#### TO BE DONE
Where the word "diagram" occurs in a line, return that line.

#### RECORD EXTRACTS
──────────

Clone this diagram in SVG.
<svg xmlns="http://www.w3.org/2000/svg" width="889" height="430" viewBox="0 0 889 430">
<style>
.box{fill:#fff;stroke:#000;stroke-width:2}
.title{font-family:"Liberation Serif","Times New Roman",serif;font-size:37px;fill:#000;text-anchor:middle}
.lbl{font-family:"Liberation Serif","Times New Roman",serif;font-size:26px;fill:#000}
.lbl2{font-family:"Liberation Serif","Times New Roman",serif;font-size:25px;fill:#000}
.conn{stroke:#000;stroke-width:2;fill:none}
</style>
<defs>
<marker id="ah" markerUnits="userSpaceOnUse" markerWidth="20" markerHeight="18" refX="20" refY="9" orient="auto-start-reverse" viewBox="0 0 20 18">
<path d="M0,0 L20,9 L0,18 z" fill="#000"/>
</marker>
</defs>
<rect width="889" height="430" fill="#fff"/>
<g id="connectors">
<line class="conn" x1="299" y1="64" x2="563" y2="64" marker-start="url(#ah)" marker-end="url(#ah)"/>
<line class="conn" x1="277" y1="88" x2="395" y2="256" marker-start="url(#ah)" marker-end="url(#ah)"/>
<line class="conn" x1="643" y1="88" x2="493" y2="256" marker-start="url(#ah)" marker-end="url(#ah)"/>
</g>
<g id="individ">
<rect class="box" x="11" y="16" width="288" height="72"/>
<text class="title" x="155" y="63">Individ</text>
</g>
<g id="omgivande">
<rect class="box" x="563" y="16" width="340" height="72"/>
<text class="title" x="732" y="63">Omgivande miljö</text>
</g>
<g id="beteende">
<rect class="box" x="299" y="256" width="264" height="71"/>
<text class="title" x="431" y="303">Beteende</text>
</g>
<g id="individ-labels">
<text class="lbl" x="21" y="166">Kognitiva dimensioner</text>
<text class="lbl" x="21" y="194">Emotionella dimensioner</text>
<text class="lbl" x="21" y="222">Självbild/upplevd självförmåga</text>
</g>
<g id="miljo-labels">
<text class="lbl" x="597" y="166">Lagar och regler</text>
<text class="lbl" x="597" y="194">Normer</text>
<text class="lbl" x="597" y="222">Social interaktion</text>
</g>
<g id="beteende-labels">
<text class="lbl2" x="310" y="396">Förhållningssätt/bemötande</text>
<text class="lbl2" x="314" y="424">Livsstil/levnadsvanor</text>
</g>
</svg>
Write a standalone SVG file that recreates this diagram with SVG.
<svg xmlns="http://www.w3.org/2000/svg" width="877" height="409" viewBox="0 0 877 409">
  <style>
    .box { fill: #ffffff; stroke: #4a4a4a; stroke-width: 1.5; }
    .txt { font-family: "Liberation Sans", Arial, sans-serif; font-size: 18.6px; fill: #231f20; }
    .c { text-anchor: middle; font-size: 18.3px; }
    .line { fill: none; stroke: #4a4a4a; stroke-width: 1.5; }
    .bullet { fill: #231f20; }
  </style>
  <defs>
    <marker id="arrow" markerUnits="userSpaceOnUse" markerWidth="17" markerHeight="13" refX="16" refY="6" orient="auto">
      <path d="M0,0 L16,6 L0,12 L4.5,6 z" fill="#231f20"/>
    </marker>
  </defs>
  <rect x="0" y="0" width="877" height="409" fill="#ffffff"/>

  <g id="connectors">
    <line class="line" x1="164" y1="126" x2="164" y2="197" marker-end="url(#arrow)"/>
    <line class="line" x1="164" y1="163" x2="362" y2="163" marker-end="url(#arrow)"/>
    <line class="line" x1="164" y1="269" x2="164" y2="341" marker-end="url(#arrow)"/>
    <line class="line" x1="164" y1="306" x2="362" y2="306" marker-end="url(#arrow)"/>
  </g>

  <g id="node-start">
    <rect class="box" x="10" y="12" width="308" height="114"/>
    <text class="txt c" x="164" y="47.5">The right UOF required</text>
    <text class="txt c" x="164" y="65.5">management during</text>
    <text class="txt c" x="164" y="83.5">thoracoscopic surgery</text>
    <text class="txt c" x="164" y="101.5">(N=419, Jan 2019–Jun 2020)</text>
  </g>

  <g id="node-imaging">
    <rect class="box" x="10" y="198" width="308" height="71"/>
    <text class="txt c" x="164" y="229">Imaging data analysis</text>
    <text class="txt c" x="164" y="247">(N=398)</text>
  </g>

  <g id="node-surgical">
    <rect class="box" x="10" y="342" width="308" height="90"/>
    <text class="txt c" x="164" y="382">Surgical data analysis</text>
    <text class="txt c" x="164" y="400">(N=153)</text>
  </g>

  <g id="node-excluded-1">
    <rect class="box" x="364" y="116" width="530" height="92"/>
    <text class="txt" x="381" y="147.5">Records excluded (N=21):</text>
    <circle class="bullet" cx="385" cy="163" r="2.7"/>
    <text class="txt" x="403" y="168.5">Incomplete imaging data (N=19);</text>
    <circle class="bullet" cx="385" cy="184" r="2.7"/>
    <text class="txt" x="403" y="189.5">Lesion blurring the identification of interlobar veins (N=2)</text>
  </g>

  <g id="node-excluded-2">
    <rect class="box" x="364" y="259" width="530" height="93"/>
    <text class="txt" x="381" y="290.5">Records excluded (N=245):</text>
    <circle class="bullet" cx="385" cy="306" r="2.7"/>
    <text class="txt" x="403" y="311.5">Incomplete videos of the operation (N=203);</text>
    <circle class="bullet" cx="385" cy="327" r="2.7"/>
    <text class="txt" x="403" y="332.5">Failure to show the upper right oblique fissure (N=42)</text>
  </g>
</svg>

──────────

#### ANSWER TO THE TASK
Clone this diagram in SVG.
Write a standalone SVG file that recreates this diagram with SVG.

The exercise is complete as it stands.